A draft legislation in Australia is seeking to prohibit the use of cash in making transactions for amounts exceeding $AUD10,000 ($6,900) has spared cryptocurrencies. The goal of imposing the cash payment limit is to prevent tax evasion, money laundering and other illicit activities.
Among the reasons the Australian government has given regarding the decision to exclude crypto from the cash payment limit includes the fact that little evidence has been found showing the use of cryptocurrency in ‘black economy activities’.
— AML Sanctions (@AMLsanctions) July 26, 2019
Additionally, the Australian government has said that imposing the cash payment limit on crypto may stifle invocation in the digital currency space or discourage the use of crypto in the country. However, this could change in the future with the Australian government promising to make a regular assessment with a view of changing the position when it becomes necessary.
Not happy with the cash payment limit? Say it before August 15
The draft law seeking to restrict the use of cash is currently in the public consultation phase until mid-next month. The proposed legislation was announced in the 2018-19 budget and seeks to ensure that transactions of amounts exceeding $AUD10,000 are done by check or via an electronic payment system. It is expected to become law starting next year.
Though cryptocurrencies have been exempted from the cash payments limit, it does not in any way mean that they will be used in a regulatory vacuum in Australia. Last year the country’s anti-money laundering and counter-terrorism financing regulator, the Australia Transaction Reports and Analysis Center (AUSTRAC) introduced new laws specifically aimed at cryptocurrency exchanges. Among other requirements, crypto exchanges in Australia have to be registered with AUSTRAC.
Australian Crypto exchanges risk suspension for non-compliance
The exchanges are also required to comply with the country’s anti-money laundering and counter-terrorism financing regulations. While AUSTRAC has not canceled the license of any crypto exchange since the laws came into being, in the last eight months it has suspended the registration or refused to renew the registration of some digital currency exchanges citing an ‘unacceptable risk of money laundering, terrorism financing, or other serious crime’

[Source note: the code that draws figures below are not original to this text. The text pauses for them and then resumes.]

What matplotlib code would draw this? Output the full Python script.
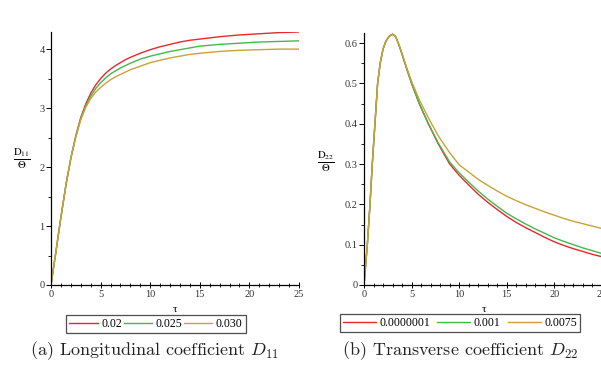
import numpy as np
import matplotlib
matplotlib.use("Agg")
import matplotlib.pyplot as plt
from matplotlib.ticker import MultipleLocator

# ---------------- data ----------------
tau_a = [0, 0.5, 1, 1.5, 2, 2.5, 3, 3.5, 4, 4.5, 5, 5.5, 6, 6.5, 7, 7.5, 8, 9, 10,
         11, 12, 13, 14, 15, 17, 19, 21, 23, 25]
d11_002 = [0, 0.57, 1.15, 1.69, 2.15, 2.53, 2.84, 3.07, 3.25, 3.39, 3.5, 3.59, 3.66, 3.72, 3.77,
           3.82, 3.86, 3.93, 3.99, 4.04, 4.08, 4.12, 4.15, 4.17, 4.21, 4.24, 4.26, 4.28, 4.29]
d11_0025 = [0, 0.57, 1.15, 1.69, 2.15, 2.52, 2.82, 3.04, 3.2, 3.33, 3.43, 3.51, 3.58, 3.63, 3.68,
            3.72, 3.76, 3.83, 3.88, 3.92, 3.96, 3.99, 4.02, 4.05, 4.08, 4.1, 4.12, 4.13, 4.14]
d11_0030 = [0, 0.57, 1.15, 1.69, 2.15, 2.51, 2.8, 3.01, 3.16, 3.27, 3.35, 3.42, 3.48, 3.53, 3.57,
            3.61, 3.65, 3.71, 3.77, 3.81, 3.85, 3.88, 3.91, 3.93, 3.96, 3.98, 3.99, 4.0, 4.0]
labels_a = ["0.02", "0.025", "0.030"]

tau_b = [0, 0.35, 0.63, 0.87, 1.15, 1.43, 1.7, 2.0, 2.3, 2.65, 3.0, 3.3, 3.6, 4.0, 4.5, 5.0,
         5.8, 6.75, 7.8, 9, 10, 11, 12, 13, 14, 15, 16, 17, 18, 19, 20, 21, 22, 23, 24, 25]
d22_1e7 = [0, 0.1, 0.2, 0.3, 0.4, 0.5, 0.55, 0.585, 0.605, 0.617, 0.622, 0.617, 0.6, 0.572,
           0.535, 0.5, 0.45, 0.4, 0.35, 0.3, 0.272, 0.248, 0.225, 0.205, 0.187, 0.17, 0.155,
           0.142, 0.13, 0.118, 0.107, 0.098, 0.09, 0.083, 0.076, 0.07]
d22_0001 = [0, 0.1, 0.2, 0.3, 0.4, 0.5, 0.55, 0.585, 0.605, 0.617, 0.622, 0.617, 0.6, 0.572,
            0.535, 0.5, 0.45, 0.401, 0.352, 0.305, 0.278, 0.255, 0.233, 0.213, 0.195, 0.178,
            0.164, 0.151, 0.139, 0.128, 0.117, 0.108, 0.1, 0.092, 0.085, 0.078]
d22_0075 = [0, 0.1, 0.2, 0.3, 0.4, 0.5, 0.55, 0.585, 0.605, 0.617, 0.622, 0.617, 0.601, 0.574,
            0.538, 0.505, 0.46, 0.415, 0.37, 0.328, 0.298, 0.28, 0.262, 0.247, 0.233, 0.22,
            0.209, 0.199, 0.19, 0.181, 0.173, 0.165, 0.158, 0.152, 0.146, 0.14]
labels_b = ["0.0000001", "0.001", "0.0075"]

colors = ["#e8262e", "#45b84a", "#c9a23a"]

# ---------------- figure ----------------
W, H = 601, 372
fig = plt.figure(figsize=(W / 100, H / 100), dpi=100)
tickfont = "Liberation Serif"


def style_axes(ax, xmax, ymax, ymaj, ymin):
    for s in ["top", "right"]:
        ax.spines[s].set_visible(False)
    ax.spines["left"].set_linewidth(0.9)
    ax.spines["bottom"].set_linewidth(0.9)
    ax.set_xlim(0, xmax)
    ax.set_ylim(0, ymax)
    ax.xaxis.set_major_locator(MultipleLocator(5))
    ax.xaxis.set_minor_locator(MultipleLocator(1))
    ax.yaxis.set_major_locator(MultipleLocator(ymaj))
    ax.yaxis.set_minor_locator(MultipleLocator(ymin))
    ax.tick_params(axis="x", which="major", direction="inout", length=5, width=0.7, labelsize=7.5, pad=1)
    ax.tick_params(axis="x", which="minor", direction="inout", length=3, width=0.6)
    ax.tick_params(axis="y", which="major", direction="out", length=3.5, width=0.7, labelsize=7.5, pad=1)
    ax.tick_params(axis="y", which="minor", direction="out", length=2, width=0.6)
    ax.yaxis.set_major_formatter(plt.FuncFormatter(lambda v, p: f"{v:g}"))
    for lab in ax.get_xticklabels() + ax.get_yticklabels():
        lab.set_fontfamily(tickfont)
        lab.set_color("#333333")


def add_legend(ax, cx, cy, handlelength, colspacing):
    leg = ax.legend(loc="center", bbox_to_anchor=(cx / W, 1 - cy / H),
                    bbox_transform=fig.transFigure, ncol=3, frameon=True,
                    fancybox=False, edgecolor="#222222", handlelength=handlelength,
                    handletextpad=0.3, columnspacing=colspacing, borderpad=0.25,
                    borderaxespad=0, prop={"family": tickfont, "size": 8.5})
    leg.get_frame().set_linewidth(0.9)
    return leg


# Left panel
ax1 = fig.add_axes([51 / W, 87 / H, 248 / W, 253 / H])
for y, c, l in zip([d11_002, d11_0025, d11_0030], colors, labels_a):
    ax1.plot(tau_a, y, color=c, lw=1.0, label=l)
style_axes(ax1, 25, 4.29, 1, 0.5)
fig.text(175 / W, 1 - 310 / H, "τ", fontfamily=tickfont, fontsize=8, ha="center", va="center")
fig.text(22 / W, 1 - 159 / H, r"$\frac{\mathrm{D}_{11}}{\Theta}$", fontsize=11,
         math_fontfamily="stix", ha="center", va="center")
add_legend(ax1, 156, 324, 2.4, 0.15)

# Right panel
ax2 = fig.add_axes([364 / W, 87 / H, 238 / W, 252 / H])
for y, c, l in zip([d22_1e7, d22_0001, d22_0075], colors, labels_b):
    ax2.plot(tau_b, y, color=c, lw=1.0, label=l)
style_axes(ax2, 25, 0.625, 0.1, 0.05)
fig.text(484 / W, 1 - 310 / H, "τ", fontfamily=tickfont, fontsize=8, ha="center", va="center")
fig.text(326 / W, 1 - 162 / H, r"$\frac{\mathrm{D}_{22}}{\Theta}$", fontsize=11,
         math_fontfamily="stix", ha="center", va="center")
add_legend(ax2, 460, 323, 2.8, 0.6)

# Captions
fig.text(155 / W, 1 - 351 / H, r"(a) Longitudinal coefficient $D_{11}$", ha="center", va="center",
         fontsize=13, family="cmr10", math_fontfamily="cm", color="#222222")
fig.text(460 / W, 1 - 351 / H, r"(b) Transverse coefficient $D_{22}$", ha="center", va="center",
         fontsize=13, family="cmr10", math_fontfamily="cm", color="#222222")

fig.savefig("out.png", dpi=100)
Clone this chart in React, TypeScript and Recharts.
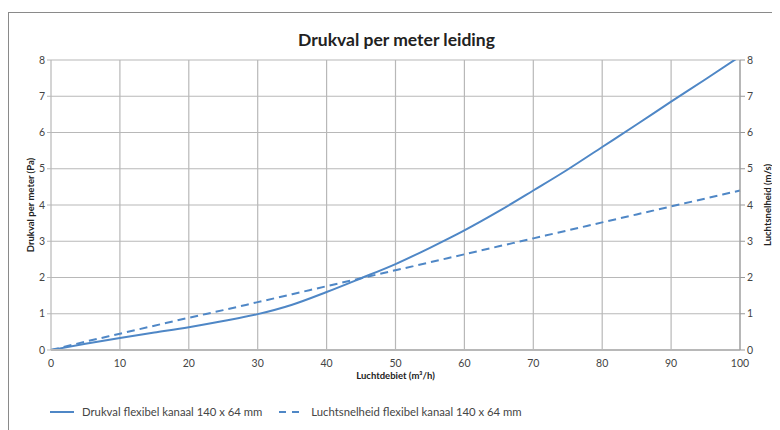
import React from "react";
import { LineChart, Line, XAxis, YAxis, CartesianGrid } from "recharts";

const debiet = [0, 5, 10, 15, 20, 25, 30, 35, 40, 45, 50, 55, 60, 65, 70, 75, 80, 85, 90, 95, 100];
const drukval = [0, 0.17, 0.33, 0.48, 0.63, 0.8, 0.99, 1.25, 1.6, 1.98, 2.37, 2.82, 3.3, 3.83, 4.4, 4.98, 5.6, 6.22, 6.85, 7.47, 8.1];
const snelheid = [0, 0.23, 0.45, 0.67, 0.89, 1.1, 1.32, 1.54, 1.76, 1.98, 2.2, 2.42, 2.64, 2.86, 3.08, 3.3, 3.52, 3.74, 3.96, 4.18, 4.4];
const xTicks = [0, 10, 20, 30, 40, 50, 60, 70, 80, 90, 100];
const yTicks = [0, 1, 2, 3, 4, 5, 6, 7, 8];

const series = [
  { key: "drukval", name: "Drukval flexibel kanaal 140 x 64 mm", axis: "left", dash: undefined },
  { key: "snelheid", name: "Luchtsnelheid flexibel kanaal 140 x 64 mm", axis: "right", dash: "8 5" },
];

const data = debiet.map((d, i) => ({ debiet: d, drukval: drukval[i], snelheid: snelheid[i] }));

const BLUE = "#4f87c6";
const FONT = "Lato, 'Noto Sans', sans-serif";
const tickStyle = { fill: "#444", fontSize: 10.5, fontFamily: FONT };

const axisTitle = (text: string, side: "left" | "right") => (props: any) => {
  const vb = props.viewBox;
  const x = side === "left" ? vb.x + 19 : vb.x + 27;
  const y = vb.y + vb.height / 2;
  return (
    <text
      x={x}
      y={y}
      transform={`rotate(-90 ${x} ${y})`}
      textAnchor="middle"
      dominantBaseline="central"
      fontSize={9.5}
      fontWeight={700}
      fontFamily={FONT}
      fill="#222"
    >
      {text}
    </text>
  );
};

export default function App() {
  return (
    <div
      style={{
        position: "relative",
        width: 790,
        height: 430,
        marginTop: 4,
        borderLeft: "1.5px solid #8a8a8a",
        borderTop: "1.5px solid #8a8a8a",
        boxSizing: "border-box",
        fontFamily: FONT,
      }}
    >
      <div
        style={{
          position: "absolute",
          top: 16,
          left: 2,
          width: 771,
          textAlign: "center",
          fontSize: 17.5,
          fontWeight: 700,
          color: "#222",
        }}
      >
        Drukval per meter leiding
      </div>
      <LineChart
        width={771}
        height={400}
        data={data}
        margin={{ top: 47, right: 0, left: 2, bottom: 0 }}
      >
        <CartesianGrid yAxisId="left" stroke="#b8b8b8" strokeWidth={1.2} verticalValues={xTicks} />
        <XAxis
          dataKey="debiet"
          type="number"
          domain={[0, 100]}
          ticks={xTicks}
          tick={tickStyle}
          tickLine={false}
          axisLine={{ stroke: "#b8b8b8", strokeWidth: 2 }}
          tickMargin={4}
          height={63}
          label={{
            value: "Luchtdebiet (m³/h)",
            position: "insideTop",
            offset: 22,
            fontSize: 9.5,
            fontWeight: 700,
            fill: "#222",
            fontFamily: FONT,
          }}
        />
        <YAxis
          yAxisId="left"
          domain={[0, 8]}
          ticks={yTicks}
          allowDataOverflow
          tick={tickStyle}
          tickSize={4}
          tickLine={{ stroke: "#b8b8b8" }}
          axisLine={false}
          width={40}
          label={{ content: axisTitle("Drukval per meter (Pa)", "left") }}
        />
        <YAxis
          yAxisId="right"
          orientation="right"
          domain={[0, 8]}
          ticks={yTicks}
          allowDataOverflow
          tick={tickStyle}
          tickSize={5}
          tickLine={{ stroke: "#999" }}
          axisLine={{ stroke: "#999" }}
          width={40}
          label={{ content: axisTitle("Luchtsnelheid (m/s)", "right") }}
        />
        {series.map((s) => (
          <Line
            key={s.key}
            yAxisId={s.axis}
            type="monotone"
            dataKey={s.key}
            name={s.name}
            stroke={BLUE}
            strokeWidth={2}
            strokeDasharray={s.dash}
            dot={false}
            isAnimationActive={false}
          />
        ))}
      </LineChart>
      <div
        style={{
          position: "absolute",
          top: 392,
          left: 41,
          display: "flex",
          alignItems: "center",
          fontSize: 11.3,
          color: "#444",
        }}
      >
        {series.map((s, i) => (
          <div key={s.key} style={{ display: "flex", alignItems: "center", marginRight: i === 0 ? 17 : 0 }}>
            <svg width={24} height={6} style={{ marginRight: 8 }}>
              <line x1={0} y1={3} x2={24} y2={3} stroke={BLUE} strokeWidth={2} strokeDasharray={s.dash ? "7 6" : undefined} />
            </svg>
            <span>{s.name}</span>
          </div>
        ))}
      </div>
    </div>
  );
}
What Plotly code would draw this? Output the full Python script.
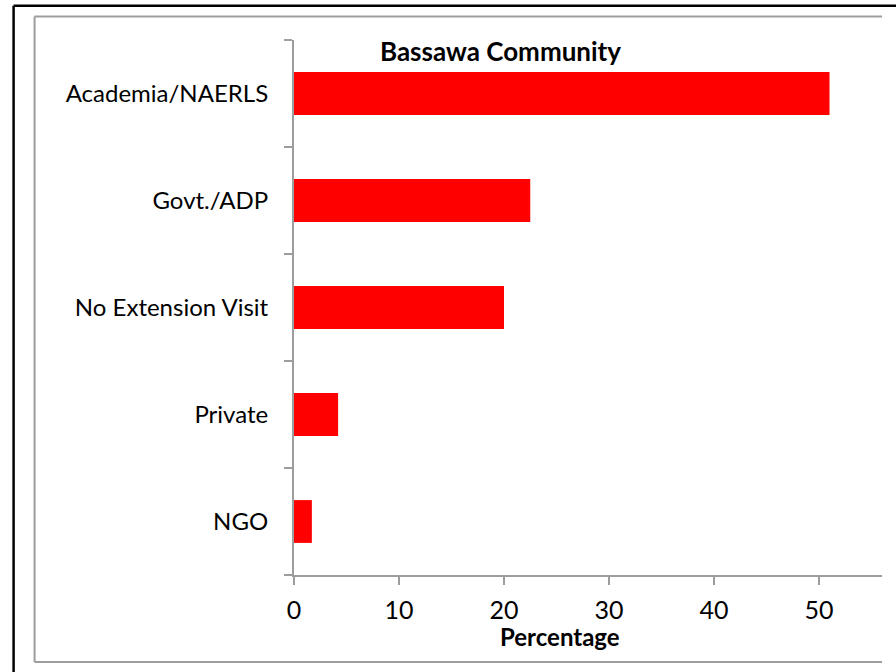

Inevitably, Australia’s move to limit the use of cash in large transactions will reduce the amount of cash in circulation. And whether by design or not, this could push the country into launching a digital currency like other countries with low cash usage rates are planning to.
Sweden’s national bank Riksbank has, for instance, stated that its decision to develop the e-krona was driven by the declining use of cash in the Scandinavian country. In the long run, this could benefit the crypto space as it will further demystify cryptocurrencies and enhance innovation.